# Loop 4 Analysis: Understanding the Overlap Problem and Finding Better Approaches

## Key Issues:
1. The eazy optimizer submission FAILED with 'Overlapping trees in group 003'
2. Our local Shapely validation says no overlaps, but Kaggle detects them
3. We need to understand why and find a more robust approach

In [None]:
import pandas as pd
import numpy as np
from shapely.geometry import Polygon
from shapely import affinity
from decimal import Decimal, getcontext
getcontext().prec = 50

# Tree geometry
TX = [0, 0.125, 0.0625, 0.2, 0.1, 0.35, 0.075, 0.075, -0.075, -0.075, -0.35, -0.1, -0.2, -0.0625, -0.125]
TY = [0.8, 0.5, 0.5, 0.25, 0.25, 0, 0, -0.2, -0.2, 0, 0, 0.25, 0.25, 0.5, 0.5]
TREE_VERTICES = list(zip(TX, TY))

def parse_s_value(s):
    if isinstance(s, str) and s.startswith('s'):
        return float(s[1:])
    return float(s)

def create_tree_polygon(x, y, deg):
    poly = Polygon(TREE_VERTICES)
    poly = affinity.rotate(poly, deg, origin=(0, 0))
    poly = affinity.translate(poly, x, y)
    return poly

def get_bounding_box_side(polygons):
    if not polygons:
        return 0
    all_coords = []
    for poly in polygons:
        all_coords.extend(list(poly.exterior.coords))
    xs = [c[0] for c in all_coords]
    ys = [c[1] for c in all_coords]
    return max(max(xs) - min(xs), max(ys) - min(ys))

print('Functions loaded')

In [None]:
# Compare the failed submission (eazy optimizer) with the baseline
# The eazy optimizer modified tree 003_0 which caused the overlap

baseline_path = '/home/nonroot/snapshots/santa-2025/21129617858/code/preoptimized/ensemble.csv'
eazy_path = '/home/code/experiments/005_long_optimization/submission.csv'

baseline_df = pd.read_csv(baseline_path)
eazy_df = pd.read_csv(eazy_path)

# Check N=3 specifically (where the overlap was detected)
baseline_n3 = baseline_df[baseline_df['id'].str.startswith('003_')].copy()
eazy_n3 = eazy_df[eazy_df['id'].str.startswith('003_')].copy()

print('Baseline N=3:')
for _, row in baseline_n3.iterrows():
    print(f"  {row['id']}: x={parse_s_value(row['x']):.6f}, y={parse_s_value(row['y']):.6f}, deg={parse_s_value(row['deg']):.6f}")

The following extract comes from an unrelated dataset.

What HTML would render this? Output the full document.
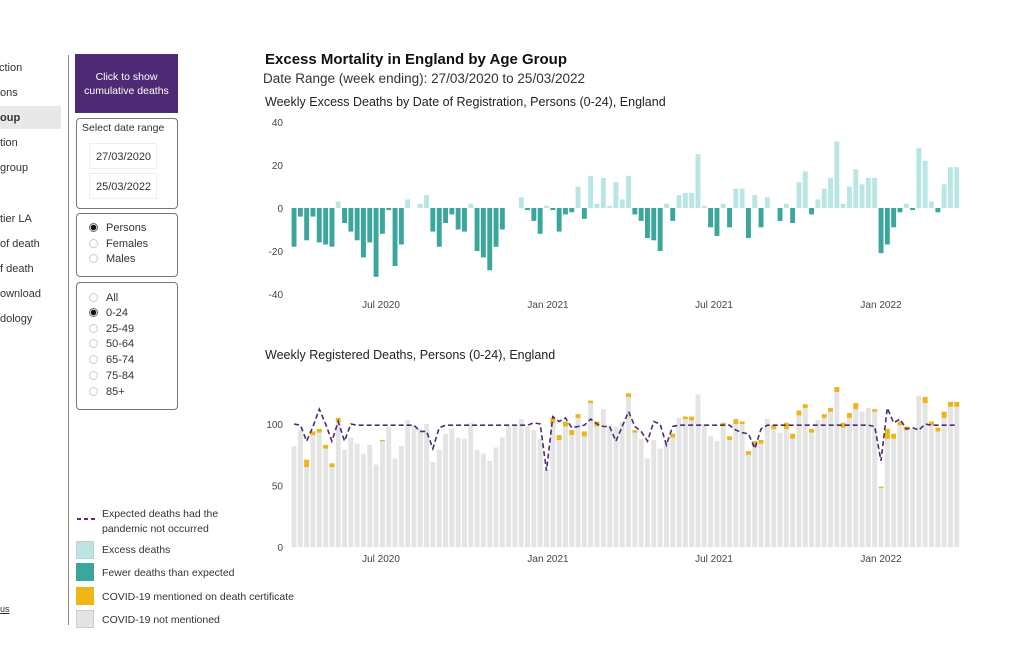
<!DOCTYPE html>
<html><head><meta charset="utf-8"><style>
body{margin:0;width:1024px;height:655px;background:#fff;font-family:"Liberation Sans",Arial,sans-serif;color:#333;position:relative;overflow:hidden}
.a{position:absolute;white-space:nowrap}
.nav{font-size:11px;color:#333;left:0}
.box{position:absolute;border:1px solid #777;border-radius:4px;background:#fff}
.rad{position:absolute;font-size:11px;color:#333}
.rad i{display:inline-block;width:9px;height:9px;border:1px solid #ccc;border-radius:50%;margin-right:8px;vertical-align:-1px;box-sizing:border-box}
.rad i.on{border:1px solid #666;background:radial-gradient(circle,#111 0 2.5px,#fff 3px)}
.lg{position:absolute;font-size:10.5px;color:#333;left:102px}
.sw{position:absolute;left:76px;width:18px;height:18px}
</style></head><body>
<div class="a nav" style="top:62px;left:-1px">ction</div>
<div class="a nav" style="top:87px">ons</div>
<div class="a" style="left:0;top:106px;width:61px;height:23px;background:#e8e8e8"></div>
<div class="a nav" style="top:112px;font-weight:bold">oup</div>
<div class="a nav" style="top:137px">tion</div>
<div class="a nav" style="top:162px">group</div>
<div class="a nav" style="top:213px">tier LA</div>
<div class="a nav" style="top:238px">of death</div>
<div class="a nav" style="top:263px">f death</div>
<div class="a nav" style="top:288px">ownload</div>
<div class="a nav" style="top:313px">dology</div>
<div class="a nav" style="top:604px;font-size:9px;text-decoration:underline">us</div>
<div class="a" style="left:68px;top:55px;width:1px;height:570px;background:#888"></div>
<div class="a" style="left:75px;top:54px;width:103px;height:59px;background:#4e2a75;color:#fff;font-size:10.5px;text-align:center;line-height:14px;box-sizing:border-box;padding-top:16px">Click to show<br>cumulative deaths</div>
<div class="box" style="left:76px;top:118px;width:100px;height:89px"></div>
<div class="a" style="left:82px;top:122px;font-size:10.5px">Select date range</div>
<div class="a" style="left:89px;top:143px;width:68px;height:26px;border:1px solid #eee;font-size:11px;line-height:26px;padding-left:6px;box-sizing:border-box;overflow:hidden">27/03/2020</div>
<div class="a" style="left:89px;top:173px;width:68px;height:26px;border:1px solid #eee;font-size:11px;line-height:26px;padding-left:6px;box-sizing:border-box;overflow:hidden">25/03/2022</div>
<div class="box" style="left:76px;top:213px;width:100px;height:62px"></div>
<div class="rad" style="left:89px;top:222px"><i class="on"></i>Persons</div>
<div class="rad" style="left:89px;top:238px"><i></i>Females</div>
<div class="rad" style="left:89px;top:253px"><i></i>Males</div>
<div class="box" style="left:76px;top:282px;width:100px;height:126px"></div>
<div class="rad" style="left:89px;top:292px"><i></i>All</div>
<div class="rad" style="left:89px;top:307px"><i class="on"></i>0-24</div>
<div class="rad" style="left:89px;top:323px"><i></i>25-49</div>
<div class="rad" style="left:89px;top:338px"><i></i>50-64</div>
<div class="rad" style="left:89px;top:354px"><i></i>65-74</div>
<div class="rad" style="left:89px;top:370px"><i></i>75-84</div>
<div class="rad" style="left:89px;top:386px"><i></i>85+</div>
<svg class="a" style="left:76px;top:514px" width="20" height="10"><line x1="1" y1="5" x2="19" y2="5" stroke="#5b2d82" stroke-width="2" stroke-dasharray="4,3"/></svg>
<div class="lg" style="top:507px;line-height:15px">Expected deaths had the<br>pandemic not occurred</div>
<div class="sw" style="top:541px;background:#b9e6e4;border:1px solid #ccc;box-sizing:border-box"></div><div class="lg" style="top:544px">Excess deaths</div>
<div class="sw" style="top:563px;background:#3aa69c"></div><div class="lg" style="top:567px">Fewer deaths than expected</div>
<div class="sw" style="top:587px;background:#efb416"></div><div class="lg" style="top:591px">COVID-19 mentioned on death certificate</div>
<div class="sw" style="top:610px;background:#e4e4e4;border:1px solid #ccc;box-sizing:border-box"></div><div class="lg" style="top:614px">COVID-19 not mentioned</div>
<div class="a" style="left:265px;top:51px;font-size:15px;font-weight:bold;color:#111">Excess Mortality in England by Age Group</div>
<div class="a" style="left:263px;top:71px;font-size:13.5px;color:#333">Date Range (week ending): 27/03/2020 to 25/03/2022</div>
<div class="a" style="left:265px;top:95px;font-size:12.5px;color:#222">Weekly Excess Deaths by Date of Registration, Persons (0-24), England</div>
<div class="a" style="left:265px;top:348px;font-size:12.5px;color:#222">Weekly Registered Deaths, Persons (0-24), England</div>
<svg id="s" class="a" style="left:0;top:0" width="1024" height="655" font-family="Liberation Sans, Arial, sans-serif"></svg>
<script>
var ex=[-18,-4,-15,-4,-16,-17,-18,3,-7,-11,-15,-23,-16,-32,-12,-1,-27,-17,4,0,2,6,-11,-18,-7,-3,-10,-11,2,-20,-23,-29,-18,-10,0,0,5,-1,-6,-12,1,-1,-11,-3,-2,10,-5,15,2,14,1,12,4,15,-3,-6,-14,-15,-20,2,-6,6,7,7,25,1,-9,-13,2,-9,9,9,-14,6,-9,5,0,-6,2,-7,12,17,-3,4,9,14,31,2,10,18,11,14,14,-21,-17,-9,-2,2,-1,28,22,3,-2,11,19,19];
var n=ex.length,x0=291,x1=960,w=(x1-x0)/n;
var expd=[];for(var i=0;i<n;i++)expd.push(99);
var ov={0:100,1:99,2:86,3:98,4:112,5:100,6:86,7:102,8:86,9:100,20:94,21:94,22:80,23:97,38:101,39:100,40:62,41:106,42:102,43:105,44:97,45:98,47:104,48:100,49:98,50:98,51:86,52:98,53:110,54:98,55:94,56:86,57:102,58:100,59:83,60:98,70:95,71:93,72:92,73:80,74:96,92:98,93:70,94:113,95:101,96:104,97:96,98:97,99:95,100:100};
for(var k in ov)expd[k]=ov[k];
var cov={2:6,3:3,4:3,5:3,6:3,7:3,14:1,40:0,41:4,42:4,43:4,44:4,45:3,46:4,47:2,48:4,53:3,54:2,60:3,62:2,63:3,68:2,69:3,70:4,71:2,72:3,73:4,74:3,76:3,78:5,79:4,80:4,81:3,82:3,84:3,85:3,86:4,87:4,88:4,89:5,92:2,93:1,94:8,95:4,96:3,97:3,100:5,101:3,102:3,103:5,104:4,105:4};
var h='';
function yt(v){return 208-v*2.15}
function yb(v){return 547-v*1.23}
[[40,'40'],[20,'20'],[0,'0'],[-20,'-20'],[-40,'-40']].forEach(function(t){h+='<text x="283" y="'+(yt(t[0])+4)+'" font-size="10" fill="#444" text-anchor="end">'+t[1]+'</text>'});
[[100,'100'],[50,'50'],[0,'0']].forEach(function(t){h+='<text x="283" y="'+(yb(t[0])+4)+'" font-size="10" fill="#444" text-anchor="end">'+t[1]+'</text>'});
var pts=[];
for(var i=0;i<n;i++){var v=ex[i],x=x0+i*w+0.6,bw=w-1.4;
 if(v!=0)h+='<rect x="'+x.toFixed(1)+'" y="'+Math.min(yt(v),208).toFixed(1)+'" width="'+bw.toFixed(1)+'" height="'+Math.abs(v*2.15).toFixed(1)+'" fill="'+(v>0?'#b9e6e4':'#3aa69c')+'"/>';
 var tot=expd[i]+v,c=cov[i]||0;
 h+='<rect x="'+x.toFixed(1)+'" y="'+yb(tot).toFixed(1)+'" width="'+bw.toFixed(1)+'" height="'+(tot*1.23).toFixed(1)+'" fill="#e4e4e4"/>';
 if(c)h+='<rect x="'+x.toFixed(1)+'" y="'+yb(tot).toFixed(1)+'" width="'+bw.toFixed(1)+'" height="'+(c*1.23).toFixed(1)+'" fill="#efb416"/>';
 pts.push((x+bw/2).toFixed(1)+','+yb(expd[i]).toFixed(1));}
h+='<polyline points="'+pts.join(' ')+'" fill="none" stroke="#4e2a75" stroke-width="1.6" stroke-dasharray="5,3"/>';
[['Jul 2020',381],['Jan 2021',548],['Jul 2021',714],['Jan 2022',881]].forEach(function(t){
 h+='<text x="'+t[1]+'" y="308" font-size="10" fill="#444" text-anchor="middle">'+t[0]+'</text>';
 h+='<text x="'+t[1]+'" y="562" font-size="10" fill="#444" text-anchor="middle">'+t[0]+'</text>';});
document.getElementById('s').innerHTML=h;
</script>
</body></html>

print('\nEazy optimizer N=3:')
for _, row in eazy_n3.iterrows():
    print(f"  {row['id']}: x={parse_s_value(row['x']):.6f}, y={parse_s_value(row['y']):.6f}, deg={parse_s_value(row['deg']):.6f}")

In [None]:
# Check for overlaps in N=3 with high precision
from shapely.strtree import STRtree

def check_overlaps_detailed(df, n):
    prefix = f'{n:03d}_'
    group = df[df['id'].str.startswith(prefix)].copy()
    group['x_val'] = group['x'].apply(parse_s_value)
    group['y_val'] = group['y'].apply(parse_s_value)
    group['deg_val'] = group['deg'].apply(parse_s_value)
    
    polygons = []
    for _, row in group.iterrows():
        poly = create_tree_polygon(row['x_val'], row['y_val'], row['deg_val'])
        polygons.append(poly)
    
    overlaps = []
    for i in range(len(polygons)):
        for j in range(i+1, len(polygons)):
            if polygons[i].intersects(polygons[j]):
                intersection = polygons[i].intersection(polygons[j])
                if intersection.area > 1e-15:  # Very strict threshold
                    overlaps.append((i, j, intersection.area))
    return overlaps, polygons

print('Baseline N=3 overlaps:')
overlaps_base, polys_base = check_overlaps_detailed(baseline_df, 3)
print(f'  Found {len(overlaps_base)} overlaps')
for o in overlaps_base:
    print(f'    Trees {o[0]} and {o[1]}: area={o[2]:.2e}')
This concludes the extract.